The new Vision Statement reads: “The University System of Georgia will create a more-educated Georgia, well-prepared for a global, technological society, by providing first-rate undergraduate and graduate education, leading-edge research and committed public service.”

The 11 key goals encompassed within the new plan include:

  • Enhancing the curriculum to expand the intellectual, ethical and leadership quality of USG graduates;
  • Expanding participation in higher education by better serving the needs of non-traditional students, increasing distance education opportunities, advancing the use of the state’s public libraries, and increasing marketing efforts regarding the advantages of higher education.
  • Improving the quality of the curriculum, research activities and international opportunities in the System;
  • Increasing academic productivity via improved recruitment of new students, increasing the number of current students who remain in college, improving the time it takes students to earn a degree, increasing the number of credit hours students take, augmenting continuing education opportunities and continuing the use of technology in the delivery of instruction and student services;
  • Emphasizing the recruitment, hiring and retention of the best possible faculty, staff and administrators;
  • Accelerating economic development by producing graduates and academic programs to meet state need, and expanding marketing of the University System as an economic asset of the state;
  • Identifying best business practices for potential replication in the operational and administrative functions of the University System by benchmarking national peers;
  • Providing and maintaining superior facilities within the University System, and speeding up the timeline to their usage;
  • Making USG education “seamless” with K-12, DTAE and the state’s private postsecondary sector;
  • Increasing, diversifying and strategically allocating funding for the University System; and
  • Maximizing cooperation with other state agencies, boards, Office of the Governor and General Assembly while maintaining the Constitutional authority of the Board of Regents.

While much of the strategic plan outlines new goals and directions for the University System of Georgia, the Board of Regents maintained its strong commitment to accountability, first shaped in its 1994 plan. The language was transferred in tact to the new plan, and reads: “In meeting these goals, the University System of Georgia will hold itself accountable to the citizens of Georgia for the effective and efficient use of every available material resource, new technology, and human insight and activity and charge its collective intellectual power on behalf of the state.”

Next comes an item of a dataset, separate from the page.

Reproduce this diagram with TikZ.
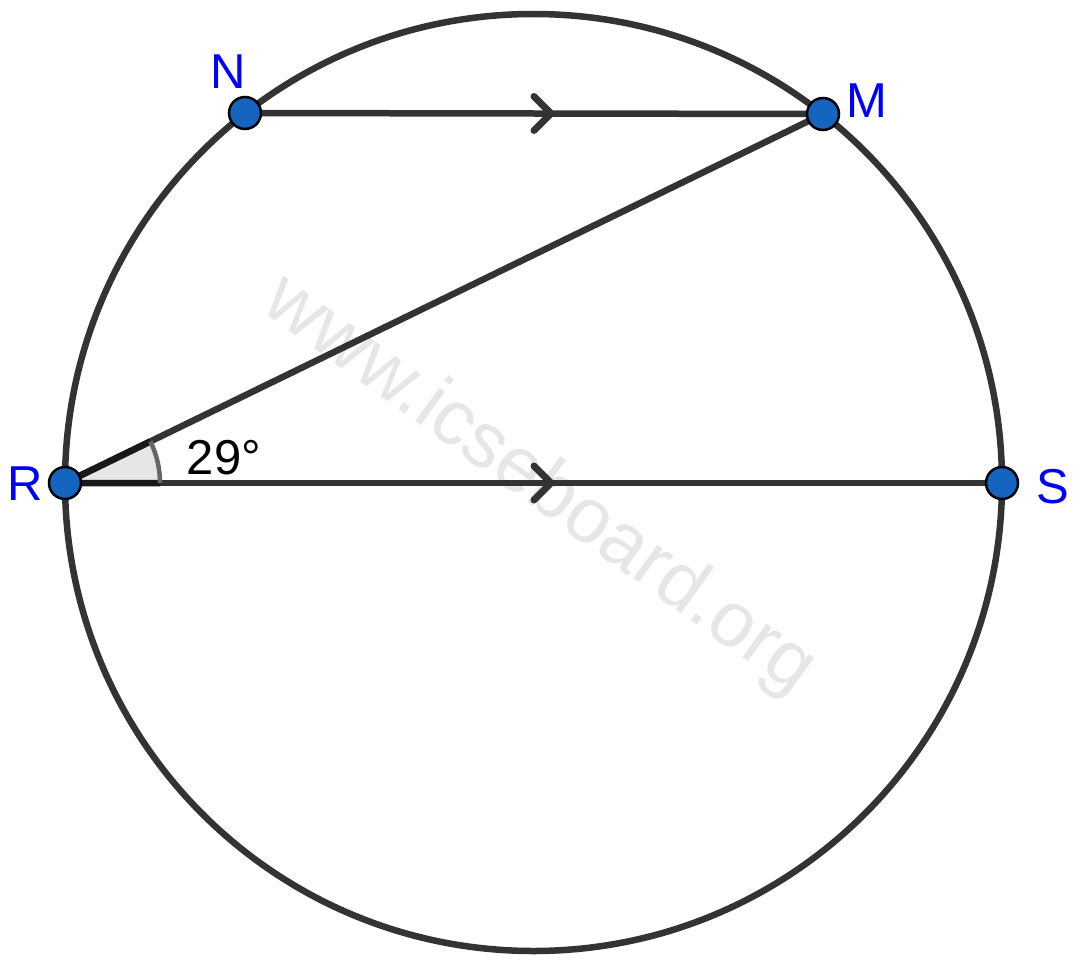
\documentclass[tikz,border=0pt]{standalone}
\usepackage{fontspec}
\setmainfont{Liberation Sans}
\usetikzlibrary{calc}
\definecolor{linec}{HTML}{333333}
\definecolor{ptfill}{HTML}{1565C0}
\definecolor{lblblue}{HTML}{0000FF}
\definecolor{wmark}{HTML}{E6E6E6}
\definecolor{angfill}{HTML}{E6E6E6}
\tikzset{
  geoline/.style={draw=linec, line width=6.5pt},
  chevron/.style={draw=linec, line width=7pt, line cap=round, line join=round},
  ptnode/.style={circle, fill=ptfill, draw=black, line width=2.5pt, minimum size=32pt, inner sep=0pt},
  lbl/.style={text=lblblue, font=\fontsize{49}{49}\selectfont, inner sep=0pt},
}
\begin{document}
\begin{tikzpicture}[x=1pt,y=-1pt]
\useasboundingbox (0,0) rectangle (1082,974);
% watermark
\node[text=wmark, rotate=-35.8, font=\fontsize{78}{78}\selectfont, inner sep=0pt] (wm) at (539,486) {www.icseboard.org};
% circle
\coordinate (O) at (533.5,482.5);
\draw[geoline] (O) circle (468.5);
% points coordinates
\coordinate (pN) at (245,113);
\coordinate (pM) at (823,114);
\coordinate (pR) at (65,483);
\coordinate (pS) at (1002,483);
% angle sector
\fill[angfill] (pR) -- ++(95,0) arc[start angle=0, end angle=-25.95, radius=95] -- cycle;
% chords
\draw[geoline] (pN) -- (pM);
\draw[geoline] (pR) -- (pM);
\draw[geoline] (pR) -- (pS);
% angle sides & arc
\draw[black!90, line width=6.5pt] ($(pR)+(95,0)$) -- (pR) -- ($(pR)+(-25.95:95)$);
\draw[draw=black!60, line width=4.5pt] ($(pR)+(95,0)$) arc[start angle=0, end angle=-25.95, radius=95];
% chevrons
\coordinate (t1) at (551,113.5);
\coordinate (t2) at (551,483);
\draw[chevron] ($(t1)+(-17,-17)$) -- (t1) -- ($(t1)+(-17,17)$);
\draw[chevron] ($(t2)+(-17,-17)$) -- (t2) -- ($(t2)+(-17,17)$);
% points
\node[ptnode] (N) at (pN) {};
\node[ptnode] (M) at (pM) {};
\node[ptnode] (R) at (pR) {};
\node[ptnode] (S) at (pS) {};
% labels
\node[lbl] (lN) at (228,72) {N};
\node[lbl] (lM) at (867,101) {M};
\node[lbl] (lR) at (25,484) {R};
\node[lbl] (lS) at (1053,487) {S};
\node[inner sep=0pt, font=\fontsize{49}{49}\selectfont] (ang) at (224,458) {29°};
\end{tikzpicture}
\end{document}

The first draft of the strategic plan was reviewed initially by the regents at their June board meeting. They were given time to reflect and provide feedback regarding the recommendations over the past two months before voting on the revised document. At the Board’s upcoming September and October meetings, the regents will review proposed implementation or policy documents for the new strategic plan. Final approval of the implementation process, including specific targets and goals, is expected early in 2002. This timetable accommodates the Board of Regents’ current search for a new chancellor, who will be expected to provide insight and input into the strategic planning process before it is finalized.